Photo by William Frederking

By Micki Leventhal / Photography by William Frederking

Sitting face to face on overturned metal washing buckets, two women—one tall and African-American, the other petite and Caucasian—peer into each other’s eyes with open-faced innocence, searching for similarities and differences. The women are dancers Hettie Barnhill (’06) and Cara Sabin (’06), and they are dancing Hole in the Bucket, a new work choreographed by their teacher, Jan Erkert, faculty in Columbia's dance department.

In 2005, supported by a Fulbright Award and a sabbatical grant from Columbia, Erkert toured communal bathhouses worldwide on a quest for artistic inspiration. One piece that grew out of this search was Hole in the Bucket, in which a white woman and a black woman dance a story of discovery and the growth of a relationship across racial and cultural boundaries. Performed to a sound collage of classical music and African rhythms scored by alum Lauren Warnecke (’03), the piece is an exploration of crossing cultures in the intimate world of the bath.

Barnhill and Sabin worked collaboratively with Erkert to develop the dance, which they were invited to perform at the North American College Dance Festival, presented at the Kennedy Center in Washington, D.C. in May. “The piece is very close to my heart,” Barnhill says. “I feel very connected to it because it was created through Cara and me, with our input and emotions.
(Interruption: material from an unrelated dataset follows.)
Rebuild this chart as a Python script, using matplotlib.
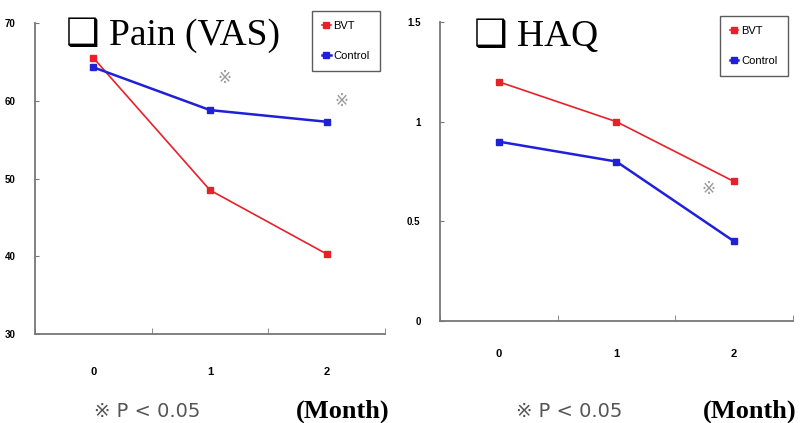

I experience something new about myself every time we perform it.”

Barnhill, an African-American woman reminiscent of the young Judith Jamison, grew up in East St. Louis, Illinois. Despite the economic struggles of being a single parent, Barnhill’s mother encouraged her daughter’s love of dance. Barnhill started dancing at age three, and studied at the Center of Contemporary Art in St. Louis and Central Visual Performing Arts High School, experiences she considers the beginning of her dance career. “Coming from East St. Louis, I was taught that there are no free handouts,” she says. “My family, friends, church, and schools helped mold me into who I am today.”

“The people here have forever changed how I view myself and the world around me.”

Barnhill received her B.A. in dance in May, and has been invited to train in Alvin Ailey’s professional program and to take company classes with Bill T. Jones. She was also invited to take company classes, room and board provided, in Brazil with Quasar Dance Company, which performed at the Dance Center this spring.

Sabin, by contrast, grew up in middle-class comfort in the small, western Illinois town of Rochelle. A high-school track star, Sabin had no formal dance training when she followed her older brother to Columbia. She chose the college, she says, because “I knew that this urban environment that was so foreign to me was a place that fostered artists and encouraged individuals to find and express who they are despite where they came from. The people here have forever changed how I view myself and the world around me.”

Sabin earned a B.F.A. in the teaching of dance this spring, and wants to teach in the Chicago Public Schools. First, however, she’ll spend some time dancing with the critically acclaimed Chicago company The Seldoms.

As their teacher and choreographer, Erkert found her collaboration with Barnhill and Sabin to be a uniquely “Columbia” experience. “In a very real sense, the Kennedy Center performance was a celebration of Columbia’s commitment to open access and diversity,” she says. With no prior training, “Cara would not have been accepted into a dance program at one of the ‘elite institutions.’ Hettie could not have gone to college without substantial assistance from scholarships. Both of them have been dedicated, driven, and inspired. They have more than lived up to their promise.”

 

Micki Leventhal is the media relations director for Columbia. William Frederking is acting chair of the photography department.